A bancada evangélica está crescendo em representação no Congresso. De acordo com o Departamento Intersindical de Assessoria Parlamentar (Diap), a partir da última eleição, serão 91 parlamentares ligados à frente. Em entrevista ao Jornal da Lei, o professor da Faculdade de Direito de Ribeirão Preto da Universidade de São Paulo (FDRB-USP) na área de Teoria e Filosofia do Direito, Nuno Coelho, fala sobre o possível conflito entre a laicidade do Estado e a ascensão dos parlamentares ligados à religião.
Jornal da Lei - No artigo 4º, a Constituição estabelece que o Estado é laico. Na prática, o que isso quer dizer?
Nuno Coelho - A laicidade significa que o Estado não pode privilegiar nenhuma religião, não pode adotar ele mesmo nenhuma religião e tampouco perseguir qualquer religião. Ou seja, a postura deve ser de absoluta indiferença a todos os credos. O Estado pode apenas estabelecer, com as diferentes igrejas, parcerias que possam promover a cidadania e a realização da própria Constituição. Mas ele próprio não pode abraçar nenhuma fé.
JL - Considerando os valores da bancada evangélica, o que esse crescimento representa?
Coelho - Esse aumento é importante e implica uma alteração no funcionamento do Parlamento. O sistema político brasileiro é organizado a partir de partidos. Não temos um sistema político construído através de perspectivas religiosas. Mas, na prática, o sistema não funciona de acordo com sua estrutura ou lógica partidária, mas conforme outros interesses que organizam a opinião pública - especialmente a perspectiva religiosa. Isso traz certa distorção do ponto de vista da representação e da opinião nacional no Congresso. Esse é um problema: não temos um regime político funcionando como prevê a Constituição, porque não são efetivamente os partidos que funcionam e conseguem representar as pessoas, mas as igrejas ou outras perspectivas. Neste momento, a casa legislativa passará a funcionar influenciada por uma perspectiva religiosa que não apresenta necessariamente a opinião pública. Uma igreja é uma coligação de pessoas que visam ao bem dos outros e da humanidade. As igrejas cristãs têm esse fundamento. Essa vontade de decência acaba por ser manipulada por líderes políticos. Esse engano é feito através da manipulação da boa vontade das pessoas.
JL - Em um momento de partidos desacreditados, é possível que os políticos prefiram exaltar seus trabalhos junto a frentes religiosas a defender os partidos?

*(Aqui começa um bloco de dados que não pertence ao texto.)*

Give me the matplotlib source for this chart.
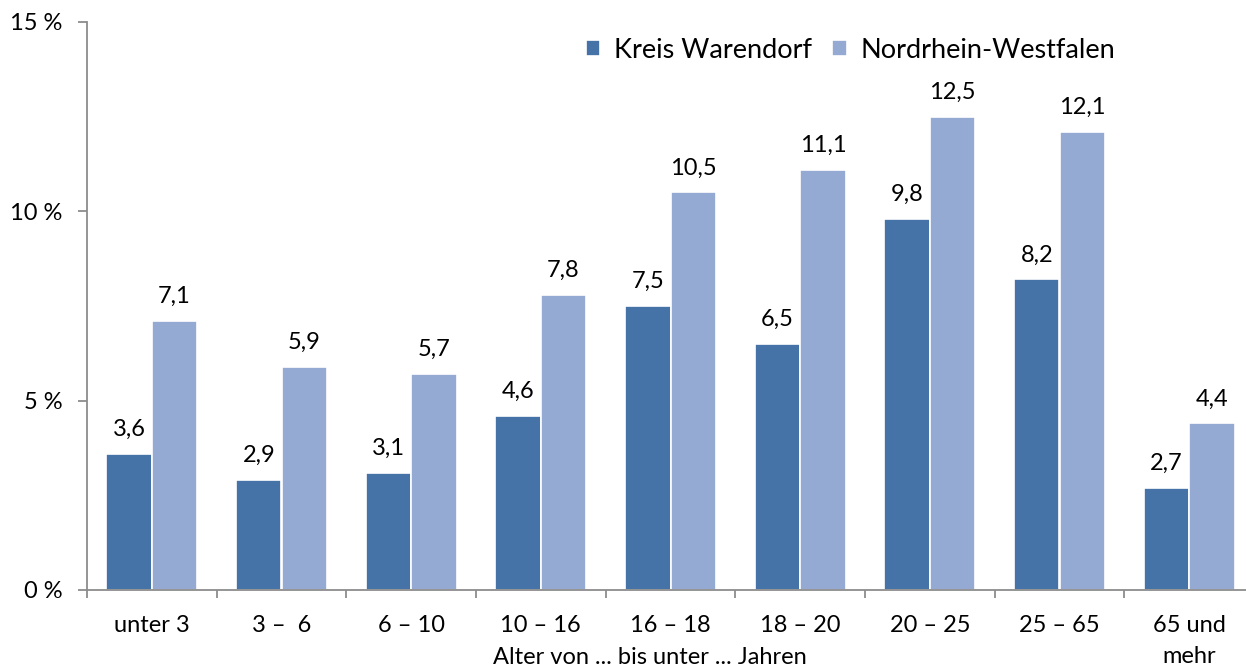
import matplotlib
matplotlib.use("Agg")
import matplotlib.pyplot as plt
import numpy as np

plt.rcParams['font.family'] = ['Lato', 'DejaVu Sans']

categories = ["unter 3", "3 –  6", "6 – 10", "10 – 16", "16 – 18",
              "18 – 20", "20 – 25", "25 – 65", "65 und\nmehr"]
warendorf = [3.6, 2.9, 3.1, 4.6, 7.5, 6.5, 9.8, 8.2, 2.7]
nrw = [7.1, 5.9, 5.7, 7.8, 10.5, 11.1, 12.5, 12.1, 4.4]

dark = "#4673a7"
light = "#94aad2"
grey = "#8c8c8c"

fig = plt.figure(figsize=(12.46, 6.70), dpi=100)
ax = fig.add_axes([87/1246, 1-590/670, (1254-87)/1246, 568/670])

x = np.arange(len(categories))
w = 0.35
b1 = ax.bar(x - w/2, warendorf, w, color=dark, edgecolor="white", linewidth=1.2,
            label="Kreis Warendorf")
b2 = ax.bar(x + w/2, nrw, w, color=light, edgecolor="white", linewidth=1.2,
            label="Nordrhein-Westfalen")

for bars, vals in [(b1, warendorf), (b2, nrw)]:
    for r, v in zip(bars, vals):
        ax.annotate(f"{v:.1f}".replace(".", ","),
                    (r.get_x() + r.get_width()/2, v),
                    xytext=(0, 10), textcoords="offset points",
                    ha="center", va="bottom", fontsize=17)

ax.set_xlim(-0.5, len(categories) - 0.5)
ax.set_ylim(0, 15)
ax.set_yticks([0, 5, 10, 15])
ax.set_yticklabels(["0 %", "5 %", "10 %", "15 %"])

ax.set_xticks(np.arange(len(categories) + 1) - 0.5)
ax.set_xticklabels([])
ax.set_xticks(x, minor=True)
ax.set_xticklabels(categories, minor=True, linespacing=1.6)
ax.tick_params(axis="x", which="minor", length=0, pad=18, labelsize=17)
ax.tick_params(axis="x", which="major", length=6, color=grey, width=1.3)
ax.tick_params(axis="y", length=6.5, color=grey, width=1.3, pad=11, labelsize=17)

ax.set_xlabel("Alter von ... bis unter ... Jahren", fontsize=17)
ax.xaxis.set_label_coords((650-87)/1167, -57/568)

for s in ["top", "right"]:
    ax.spines[s].set_visible(False)
for s in ["left", "bottom"]:
    ax.spines[s].set_color(grey)
    ax.spines[s].set_linewidth(1.3)

ax.legend(loc="upper left", bbox_to_anchor=(0.411, 1.006), ncol=2, frameon=False,
          fontsize=19.5, handlelength=0.55, handleheight=0.55, handletextpad=0.5,
          columnspacing=0.75, borderpad=0.2)

fig.savefig("out.png", dpi=100)
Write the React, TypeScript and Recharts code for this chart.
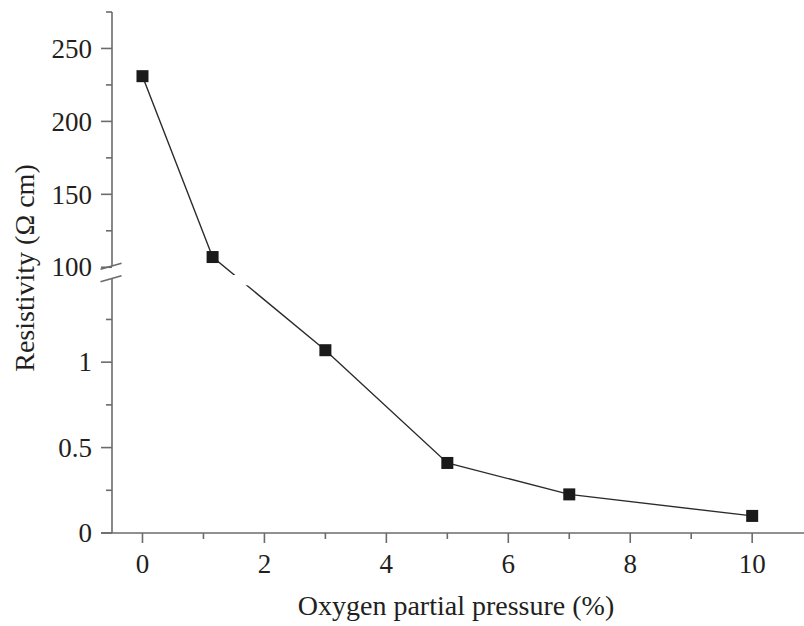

Coelho - Os atores do sistema político, procurando atingir seus objetivos, manipulam as ferramentas que pareçam assertivas para atingir suas finalidades. Há, novamente, uma absorção do sistema político e das igrejas, pois as lideranças religiosas fazem acordos e manipulam suas comunidades para transferir votos para lideranças políticas. Ou, o que se torna cada vez mais comum, as próprias lideranças religiosas se tornam políticas. Há uma dificuldade da justiça eleitoral em identificar e reprimir o que chamamos de abuso do poder religioso. Há muito o que caminhar para evitar que lideranças religiosas possam ameaçar as pessoas e influenciá-las de maneira ilegítima. Assim como o diretor de uma escola e o chefe de uma empresa não podem aproveitar-se da hierarquia para interferir nas eleições, líderes religiosos também não podem. Mas, infelizmente, estamos tendo pouco sucesso na repressão desse tipo de desvio.
JL - A ministra da Mulher, Família e Direitos Humanos, Damares Alves, declarou que "o Estado é laico, mas esta ministra é terrivelmente cristã". É possível governar dessa forma, considerando a Constituição?
Coelho - O Estado ser laico não significa que as pessoas que ocupam cargos no Estado não podem ter suas crenças. Elas podem, e é comum que tenham. A laicidade do Estado impede que elas imponham às políticas públicas suas perspectivas religiosas particulares. O Estado, desde a modernidade, não assume perspectiva religiosa. O sistema público de educação, por exemplo, tem que ser fundado em postulados científicos e filosóficos, verificação e possibilidade de crítica. Nos ministérios, deve ser da mesma forma. O artigo 37 da Constituição, que fala de eficiência e transparência nas políticas públicas, mostra que elas devem ser guiadas por melhores resultados, independentemente do pensamento dos governantes. Damares, portanto, tem todo o direito de defender as ideias que quiser. Na igreja, em casa, com a educação dos filhos. Mas não tem direito de impor suas convicções nas políticas públicas do ministério.